From the merging of the Reform Temple of Suffern with a congregation in New Jersey, to the disbursement of funds from the now defunct JCC of Spring Valley, to the deaths of community leaders such as Rubin Josephs and Mike Rosen, the archive gave shape to life in this particular Jewish community. The opening of the Rockland Jewish Community Campus, the burning of West Clarkstown Jewish Center; the closing of Reuben Gittelman Hebrew Day School; and the decision to open the Rockland Jewish Academy at the campus were all chronicled. From the hosting of Shalom Rockland and the JCC Maccabi Games; to the reaction to JCC Rockland opening on Shabbat; to local takes on Israel’s second Lebanon War; and the demographic shifts taking place in the county; you could get a snapshot of the life and times of our Jewish community in the early part of the 21st century.

On the other hand, I couldn’t help but laugh at the irony that something online had completely disappeared. This isn’t the way the internet is supposed to work, is it? Take a nude selfie in Amarillo at midnight and it’s going to end up posted in some online community in Borneo by noon, right? As any parent will tell their teenager who posts some unfortunate photo of herself dancing on a table, red cup (or worse) in hand, “The internet is forever!”

Except when it isn’t. We are taught that our online pasts are going to haunt us into eternity, and that there is nothing we can do about it. For those of us in the United States, that may be true. The European Court of Justice may have ruled in favor of a plaintiff seeking to bar Google from linking to information he no longer deemed relevant, but Americans have no similar right to be forgotten.

So although I imagined that one day the backlog of Jewish Reporter articles might only exist in heavy binders in the federation’s offices, I had nonetheless taken it for granted that it would all be easily available, floating forever in the ether, searchable through keywords.
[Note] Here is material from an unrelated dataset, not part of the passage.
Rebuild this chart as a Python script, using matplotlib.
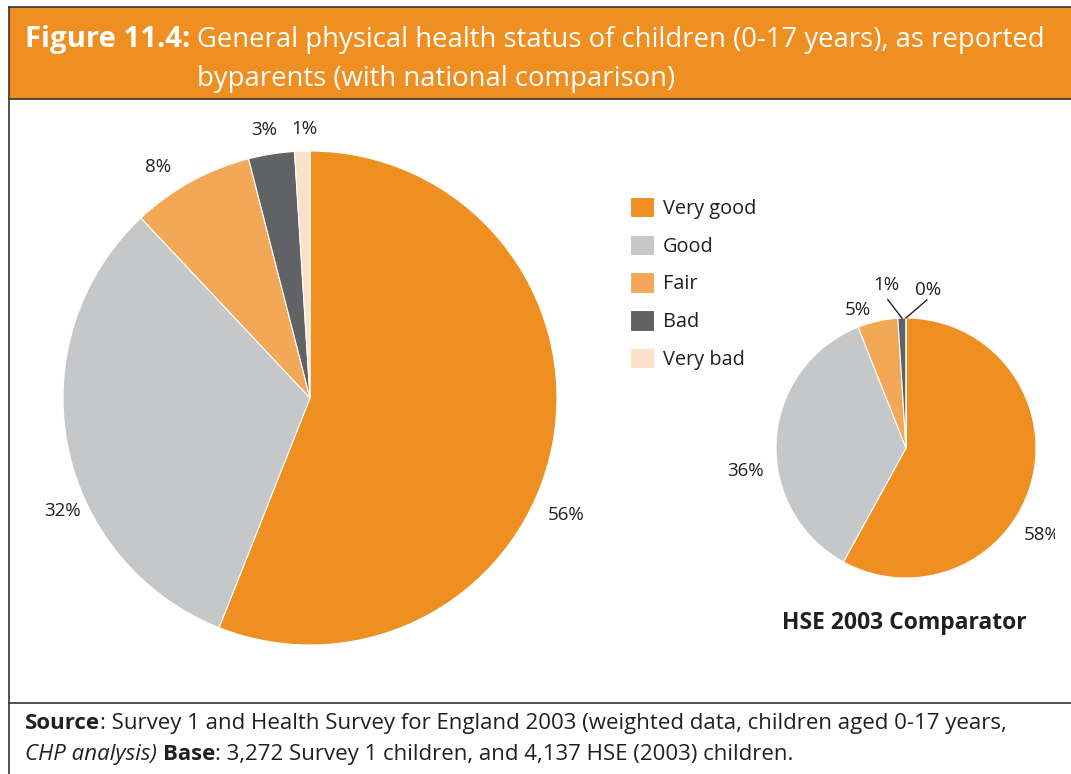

Having since had the summer to reflect on this, it made me realize just how ephemeral is the past. What we choose to remember and the ways in which we do so only last as long as the paper on which it is printed. Or as technology has marched on, it remains only as permanent as is the microfilm, microfiche and now online database where the information resides. Face it, even these articles I’m referring to only represent a time period from 2005 through 2012. There was clearly a past to Jewish Rockland that existed prior to that.

During Rosh Hashanah, which the liturgy refers to as Yom Hazikaron, or Day of Remembrance (not to be confused with Israel’s Yom Hazikaron for fallen soldiers and victims of terror), we reflect on the nature of memory. As Jews, we have always been preoccupied with it; in many ways remembrance guides our existence. As the People of the Book, we have always valued the act of recording our past and the stories it comprises. What is the Torah but a grand homage to our roots, turning it from oral history into a recorded collective memory?

During the Days of Awe in particular, we are preoccupied with the act of remembrance. We ask that God secure us in the book of life, recalling all the good we have done, while not remembering our less stellar moments. Yet if God remembers all, well, how on earth does the Almighty then forget? (Perhaps the European Court and Google can hash that one out.)

On Friday night we begin Kol Nidre. What began with remembrance on Rosh Hashanah ends with atonement on Yom Kippur, the day set aside for repentance and return. For as we remember, so too do we seek to remedy. But what do you do when memory becomes so fragile that it breaks? What happens if the evidence of the past is wiped clean? Does that mean the slate never existed?

We say that on Rosh Hashanah we are written in the book of life, and on Yom Kippur we are sealed. As someone who writes for a living, I’ve always been taken with this idea, that that the act of recording is a signature one of our faith. Through this imagery of inscription, we give or deeds weight and meaning. The year is recorded and then marches forward, a sealed mystery waiting to be discovered as the days unfold.

During these Days of Awe, we recognize that writing and memory are intimately bound. We record the past to grant it importance and to create a sense of permanence. Through written words we collect and preserve it, giving it both shape and meaning. When we are unable to access the ideas and events of our past, the path ahead becomes a harder one to navigate, as it sets the course through its turns and bends toward the future.